The more I thought about it, the more militant I felt. What had happened to the good old stiff upper lip? I was beginning to get more than a little fed up with the whole poor-Serena-the-martyr narrative. To be fair to Serena, it was never a line she had tried to play. It was all coming from Colin.
Being a protective big brother was one thing, but this was something else.
Which was why I said, in an intolerably bossy tone, “At some point, you’re going to have to stop coddling her.”
Stupid. Stupid. Never ever use the phrase “have to” with a boy. Or anyone else for that matter. It’s the fastest way to end a conversation. Or a relationship.
“Let’s just drop it, shall we?”
“You’re angry with me, aren’t you?” I said unnecessarily.
Silence. I stared at a curl of wallpaper that had started to peel away from the wall. The underside had turned an ugly mustard yellow. I could hear the creak of Colin’s chair as he tipped it back on its hind legs. “It’s been a long day.”
“Right,” I said. I knew I should ask him why, ask him how his day had been, change the subject, but I couldn’t make my lips form the words.
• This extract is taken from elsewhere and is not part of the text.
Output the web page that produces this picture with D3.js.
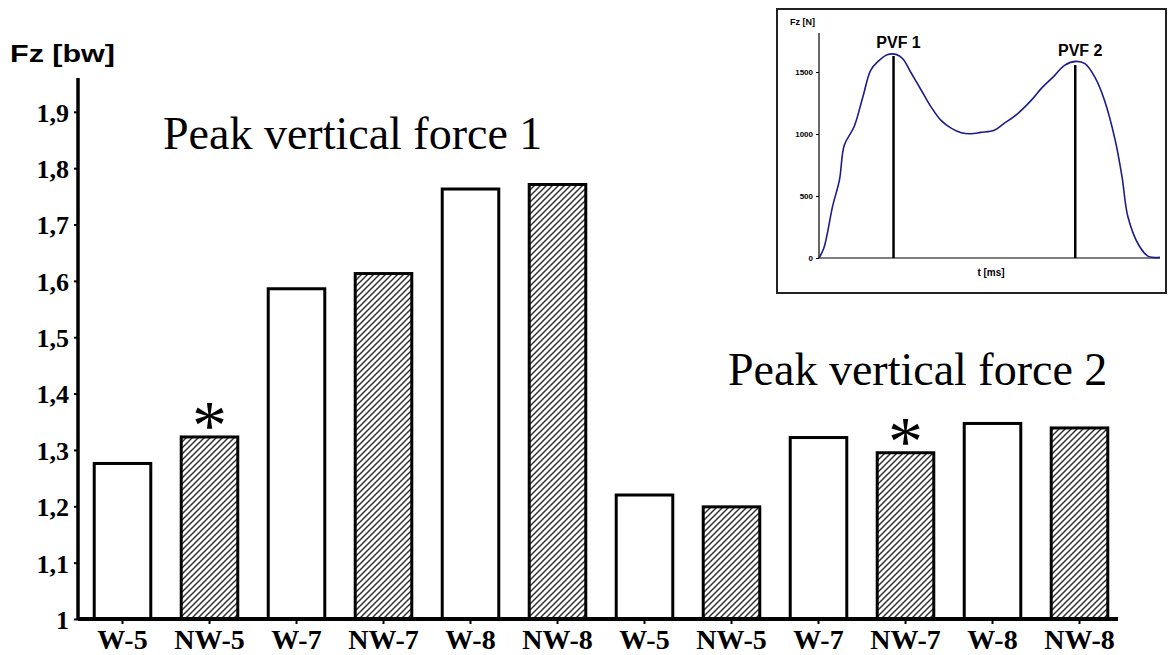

“I’ll see you on Valentine’s Day,” Colin said. He didn’t need to sound quite so grim about it.
“Okay,” I said, in a small voice. “I’ll see you then.”
At Serena’s party. There was no escaping it, was there?
Pressing the “end” button on my mobile, I dragged myself down to my basement flat, hauling my bag by the strap so that it bumped along the steps behind me like a child’s toy.
After that, I only wished I knew what kind of Valentine’s Day it was going to be.